§ **EXERCISE DETAILS**
Go through the data below line by line and count those containing the word "matplotlib". Reply with the count only.

+---+

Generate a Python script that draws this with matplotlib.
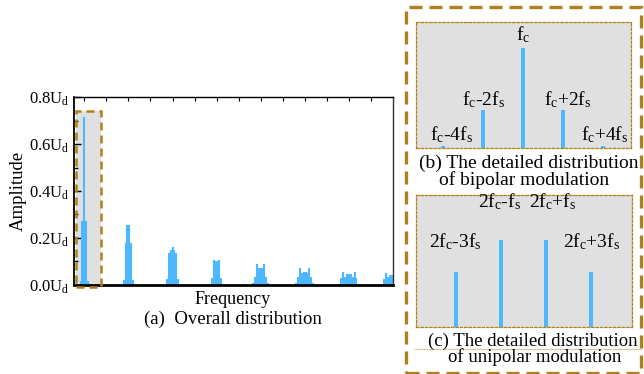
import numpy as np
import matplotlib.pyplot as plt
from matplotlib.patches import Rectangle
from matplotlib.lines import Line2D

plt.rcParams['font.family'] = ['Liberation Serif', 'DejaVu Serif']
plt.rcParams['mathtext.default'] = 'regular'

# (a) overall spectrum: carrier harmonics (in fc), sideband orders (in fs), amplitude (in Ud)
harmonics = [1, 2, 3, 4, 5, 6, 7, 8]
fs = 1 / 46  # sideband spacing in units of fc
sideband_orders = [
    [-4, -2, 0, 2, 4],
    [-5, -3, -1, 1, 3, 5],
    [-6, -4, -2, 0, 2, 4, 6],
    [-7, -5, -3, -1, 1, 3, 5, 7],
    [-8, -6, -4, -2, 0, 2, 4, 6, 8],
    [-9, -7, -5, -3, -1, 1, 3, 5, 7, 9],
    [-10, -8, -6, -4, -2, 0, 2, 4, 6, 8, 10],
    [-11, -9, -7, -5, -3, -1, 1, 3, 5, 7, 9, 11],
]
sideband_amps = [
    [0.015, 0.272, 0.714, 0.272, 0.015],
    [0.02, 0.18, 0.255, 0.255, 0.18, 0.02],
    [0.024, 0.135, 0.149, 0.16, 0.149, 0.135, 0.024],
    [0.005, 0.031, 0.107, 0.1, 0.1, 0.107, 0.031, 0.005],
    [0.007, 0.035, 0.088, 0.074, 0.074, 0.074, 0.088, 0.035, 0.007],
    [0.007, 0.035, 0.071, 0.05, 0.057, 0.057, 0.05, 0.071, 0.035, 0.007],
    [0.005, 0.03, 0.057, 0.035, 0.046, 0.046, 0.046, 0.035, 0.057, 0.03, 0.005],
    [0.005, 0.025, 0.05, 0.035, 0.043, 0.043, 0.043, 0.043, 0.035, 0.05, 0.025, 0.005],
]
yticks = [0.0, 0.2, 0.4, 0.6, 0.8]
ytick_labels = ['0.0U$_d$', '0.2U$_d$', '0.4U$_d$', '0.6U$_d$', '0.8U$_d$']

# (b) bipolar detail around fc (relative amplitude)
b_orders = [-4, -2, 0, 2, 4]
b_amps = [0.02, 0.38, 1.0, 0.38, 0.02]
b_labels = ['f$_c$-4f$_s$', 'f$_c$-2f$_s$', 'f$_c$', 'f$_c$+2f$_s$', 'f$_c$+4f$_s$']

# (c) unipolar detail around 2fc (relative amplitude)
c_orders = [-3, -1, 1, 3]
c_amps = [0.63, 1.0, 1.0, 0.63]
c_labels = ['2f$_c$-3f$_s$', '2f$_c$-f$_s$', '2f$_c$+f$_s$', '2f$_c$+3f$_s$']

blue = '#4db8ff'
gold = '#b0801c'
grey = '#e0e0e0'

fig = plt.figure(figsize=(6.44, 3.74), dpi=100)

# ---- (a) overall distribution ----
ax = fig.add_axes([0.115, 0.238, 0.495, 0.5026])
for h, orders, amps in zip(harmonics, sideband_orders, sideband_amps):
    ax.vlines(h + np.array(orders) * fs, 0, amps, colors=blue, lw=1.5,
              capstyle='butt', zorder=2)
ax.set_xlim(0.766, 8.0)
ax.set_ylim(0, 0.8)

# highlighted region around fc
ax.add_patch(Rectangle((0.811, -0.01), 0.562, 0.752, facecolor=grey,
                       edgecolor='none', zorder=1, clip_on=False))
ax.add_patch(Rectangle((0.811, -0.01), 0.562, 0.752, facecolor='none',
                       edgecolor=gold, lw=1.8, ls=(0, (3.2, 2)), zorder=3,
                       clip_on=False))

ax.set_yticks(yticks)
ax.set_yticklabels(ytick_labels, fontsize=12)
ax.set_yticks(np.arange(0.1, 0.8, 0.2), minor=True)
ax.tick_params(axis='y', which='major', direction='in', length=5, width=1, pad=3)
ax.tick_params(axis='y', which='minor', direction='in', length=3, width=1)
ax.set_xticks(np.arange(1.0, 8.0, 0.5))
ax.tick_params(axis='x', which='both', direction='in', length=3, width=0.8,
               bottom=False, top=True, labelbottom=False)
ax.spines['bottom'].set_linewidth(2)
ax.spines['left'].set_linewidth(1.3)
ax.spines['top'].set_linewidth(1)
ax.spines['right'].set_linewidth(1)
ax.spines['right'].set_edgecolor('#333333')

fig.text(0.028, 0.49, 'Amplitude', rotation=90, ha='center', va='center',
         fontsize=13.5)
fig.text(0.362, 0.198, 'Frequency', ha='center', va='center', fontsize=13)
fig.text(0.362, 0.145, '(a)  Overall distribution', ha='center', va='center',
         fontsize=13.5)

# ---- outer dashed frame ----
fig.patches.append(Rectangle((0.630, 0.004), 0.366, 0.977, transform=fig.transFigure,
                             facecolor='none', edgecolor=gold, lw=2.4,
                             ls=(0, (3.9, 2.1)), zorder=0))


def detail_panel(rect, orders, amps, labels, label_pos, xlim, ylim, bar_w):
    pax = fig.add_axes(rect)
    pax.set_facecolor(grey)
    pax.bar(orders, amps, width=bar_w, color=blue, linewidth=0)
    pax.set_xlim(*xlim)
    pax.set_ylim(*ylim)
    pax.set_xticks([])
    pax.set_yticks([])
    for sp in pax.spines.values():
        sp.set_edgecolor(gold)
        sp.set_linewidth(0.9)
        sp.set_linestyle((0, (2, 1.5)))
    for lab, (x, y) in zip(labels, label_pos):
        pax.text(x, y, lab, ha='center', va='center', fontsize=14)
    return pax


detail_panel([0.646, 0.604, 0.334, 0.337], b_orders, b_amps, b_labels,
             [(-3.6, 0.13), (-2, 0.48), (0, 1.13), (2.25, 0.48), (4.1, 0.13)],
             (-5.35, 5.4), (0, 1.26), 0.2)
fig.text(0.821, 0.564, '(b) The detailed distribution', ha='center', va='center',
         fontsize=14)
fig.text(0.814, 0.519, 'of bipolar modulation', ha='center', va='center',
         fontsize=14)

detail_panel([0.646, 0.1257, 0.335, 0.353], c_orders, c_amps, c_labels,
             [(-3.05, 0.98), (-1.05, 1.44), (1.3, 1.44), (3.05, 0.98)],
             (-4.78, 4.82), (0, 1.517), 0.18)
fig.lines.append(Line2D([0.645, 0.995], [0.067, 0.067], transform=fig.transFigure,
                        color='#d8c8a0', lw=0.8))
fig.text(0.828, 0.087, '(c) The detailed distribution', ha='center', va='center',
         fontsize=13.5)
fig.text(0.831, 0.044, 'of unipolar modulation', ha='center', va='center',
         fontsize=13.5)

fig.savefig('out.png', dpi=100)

+---+

§ **ANSWER IN FULL**
4